No one knows exactly what to do all the time. Throughout life, we are confronted by experiences we feel completely unprepared for, the trauma of which can often leave us frozen in feelings of inadequacy. In the wake of those experiences, we tend to close off from life little by little until we reside hidden, isolated and separate behind a fortress of unconscious protective defenses. We do more and feel less believing that if we could just get the doing right, we won’t ever have to feel all the things we protect ourselves from feeling.
Over the course of a lifetime, we accumulate a reservoir of unfelt emotion that becomes like a pressure cooker inevitably seeking release. Yet in closing ourselves off from life, resistance and control have become the habit, which only further contribute to the building pressure of overwhelm, frustration, increasing paralysis and forced doing. Feeling familiar?
After 20 years of personal exploration into the realms of transformation, this I have learned. You can’t force alchemy. You can’t do alchemy. That’s just more of the same effort perpetuating more of the same struggle in resistance. But if you let it, alchemy will undo you. If you let go and allow the process, it will wind its way into your most unconscious patterns of self-protection and preservation. If you let go, it will recalibrate your nervous system naturally releasing the internal pressure of so much unfelt.
It is my honor to accompany clients on this journey through the uncharted territory of transformation. Uncharted as it may be, paved by doubt and uncertainty, there will be revealed something steadfastly present as an illuminating beacon guiding the way---the enduring, insurmountable essence of you.

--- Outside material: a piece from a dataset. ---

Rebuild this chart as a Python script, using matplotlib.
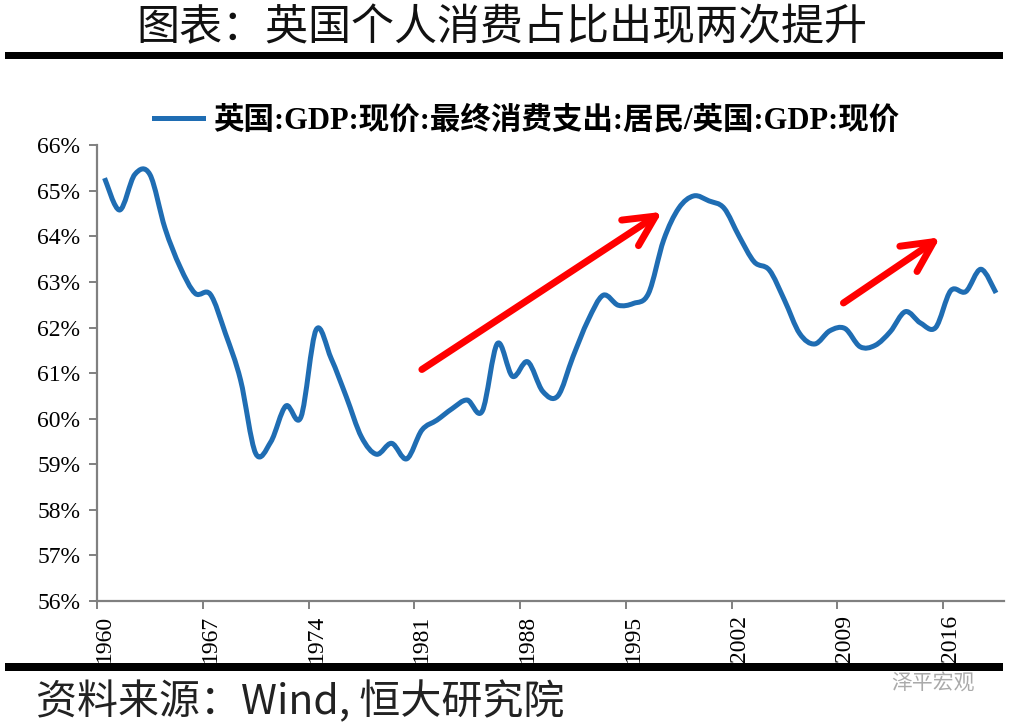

I don’t mean the altered version of you adopted to make yourself more palatable to the preferences of others. I mean the unique, creative expression that only you have the power to be in the world before it felt like the world demanded that you change to suit it.
The unadulterated essence of you has always been ready and available for your attention. Yet somewhere along the way, we started to believe the only attention that mattered came from outside, from others who had the power to validate our value and assess our worth. Only then when approval was bestowed by others could we believe that we mattered to anyone or had the right to claim our place in the world.
When you’re ready, you can let go of all that. When you’re ready, you can let go of the striving, let go of the struggling, let go of the proving and let go of the need to preserve and protect an identity that doesn’t even remotely reflect the radiance of your true nature.
I guarantee the journey won’t be anything you can predict, and you may become unrecognizable to yourself. Along the way you will likely claim a sense of personal power and autonomy that arises unconstrained from within and elevates your trust in you above the chatter of other’s points of view about you. You emerge as the sovereign ruler of your life not because you require control over a world that feels threatening to you, but because you live in harmony with life trusting it’s abundance, trusting your resourcefulness and resilience, and grounded in your capacity to create from a space that no longer requires submission to outer authority.
Sound too good to be true? It can be your reality if you’re ready to let go of the countless insidious ways you rely on resistance to uphold and stabilize the structure of your identity and life ensuring things don’t really change.
It’s not for everyone, and definitely not for the faint of heart. But for those who feel the call, it’s perhaps the most rewarding choice you could ever make.